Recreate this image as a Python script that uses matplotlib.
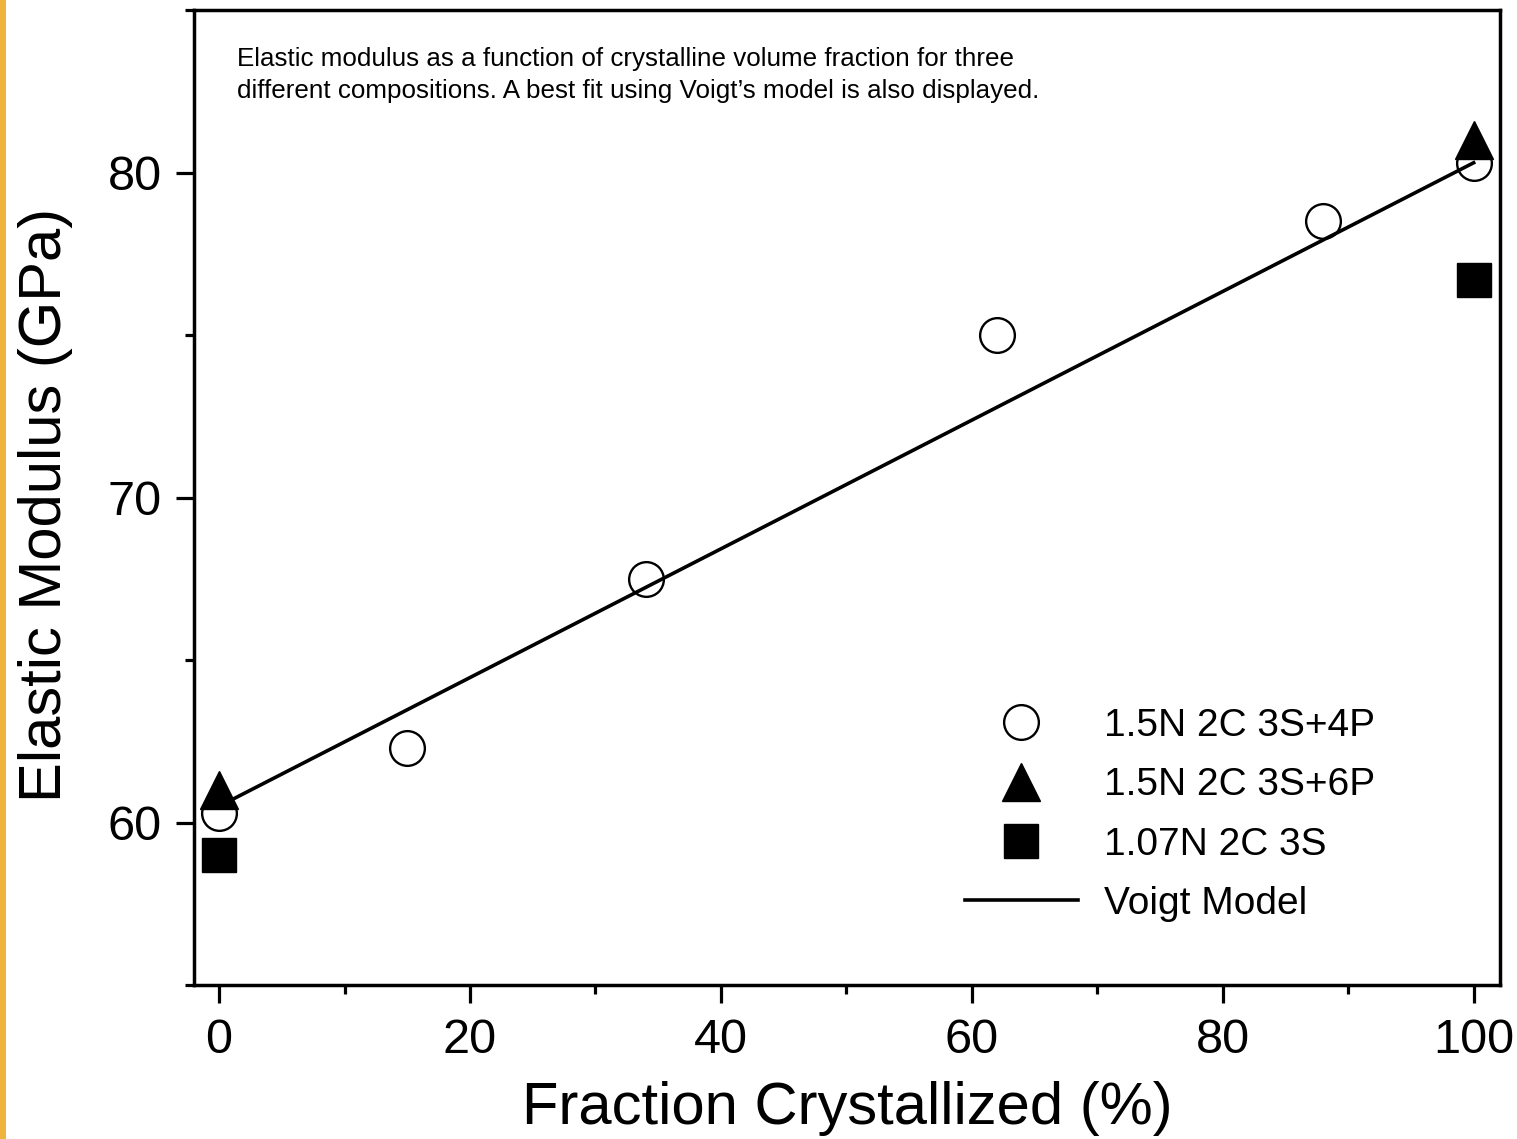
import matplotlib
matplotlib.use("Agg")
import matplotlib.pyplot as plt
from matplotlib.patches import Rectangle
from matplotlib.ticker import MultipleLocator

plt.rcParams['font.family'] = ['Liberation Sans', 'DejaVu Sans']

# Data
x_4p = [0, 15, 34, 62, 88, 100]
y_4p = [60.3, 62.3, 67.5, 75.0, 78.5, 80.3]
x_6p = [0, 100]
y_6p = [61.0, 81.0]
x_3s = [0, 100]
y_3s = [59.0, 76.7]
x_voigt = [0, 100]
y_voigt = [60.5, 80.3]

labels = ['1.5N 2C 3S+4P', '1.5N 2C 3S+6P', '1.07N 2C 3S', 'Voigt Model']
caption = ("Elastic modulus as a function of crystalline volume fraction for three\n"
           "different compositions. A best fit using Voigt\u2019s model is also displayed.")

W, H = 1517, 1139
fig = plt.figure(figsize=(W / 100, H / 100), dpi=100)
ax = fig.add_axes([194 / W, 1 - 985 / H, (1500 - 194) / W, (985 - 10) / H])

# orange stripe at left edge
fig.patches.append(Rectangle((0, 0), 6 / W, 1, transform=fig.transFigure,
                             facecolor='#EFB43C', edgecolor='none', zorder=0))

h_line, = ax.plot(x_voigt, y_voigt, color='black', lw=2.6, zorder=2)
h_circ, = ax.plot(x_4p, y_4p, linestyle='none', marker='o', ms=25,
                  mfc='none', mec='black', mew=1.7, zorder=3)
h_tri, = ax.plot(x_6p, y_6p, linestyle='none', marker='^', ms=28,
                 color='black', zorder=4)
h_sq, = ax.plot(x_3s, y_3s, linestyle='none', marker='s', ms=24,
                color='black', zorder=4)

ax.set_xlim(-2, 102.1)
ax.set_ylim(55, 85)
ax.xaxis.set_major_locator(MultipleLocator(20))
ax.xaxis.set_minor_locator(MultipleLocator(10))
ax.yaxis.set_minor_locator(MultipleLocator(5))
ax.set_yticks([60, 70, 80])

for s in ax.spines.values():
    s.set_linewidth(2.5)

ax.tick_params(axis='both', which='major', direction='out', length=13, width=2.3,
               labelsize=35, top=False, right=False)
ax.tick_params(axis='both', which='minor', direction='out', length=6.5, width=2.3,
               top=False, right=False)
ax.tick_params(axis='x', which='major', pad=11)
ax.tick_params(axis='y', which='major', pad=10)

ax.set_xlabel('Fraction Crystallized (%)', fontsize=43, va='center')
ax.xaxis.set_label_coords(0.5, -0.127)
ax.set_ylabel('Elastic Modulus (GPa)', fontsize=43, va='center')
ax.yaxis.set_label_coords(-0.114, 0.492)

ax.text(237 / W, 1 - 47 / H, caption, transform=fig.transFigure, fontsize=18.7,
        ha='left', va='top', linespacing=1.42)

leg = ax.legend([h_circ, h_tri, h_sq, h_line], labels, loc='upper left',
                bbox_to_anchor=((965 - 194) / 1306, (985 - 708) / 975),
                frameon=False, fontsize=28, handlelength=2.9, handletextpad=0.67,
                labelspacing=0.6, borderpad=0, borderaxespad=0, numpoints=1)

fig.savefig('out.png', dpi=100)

****

■ TASK PROMPT ■
Repeat only the lines between the start of the data and the line with "y_voigt = [60.5, 80.3]", including those two lines, and skip the pictures.

■ SOLUTION TO THE EXERCISE ■
Recreate this image as a Python script that uses matplotlib.
import matplotlib
matplotlib.use("Agg")
import matplotlib.pyplot as plt
from matplotlib.patches import Rectangle
from matplotlib.ticker import MultipleLocator

plt.rcParams['font.family'] = ['Liberation Sans', 'DejaVu Sans']

# Data
x_4p = [0, 15, 34, 62, 88, 100]
y_4p = [60.3, 62.3, 67.5, 75.0, 78.5, 80.3]
x_6p = [0, 100]
y_6p = [61.0, 81.0]
x_3s = [0, 100]
y_3s = [59.0, 76.7]
x_voigt = [0, 100]
y_voigt = [60.5, 80.3]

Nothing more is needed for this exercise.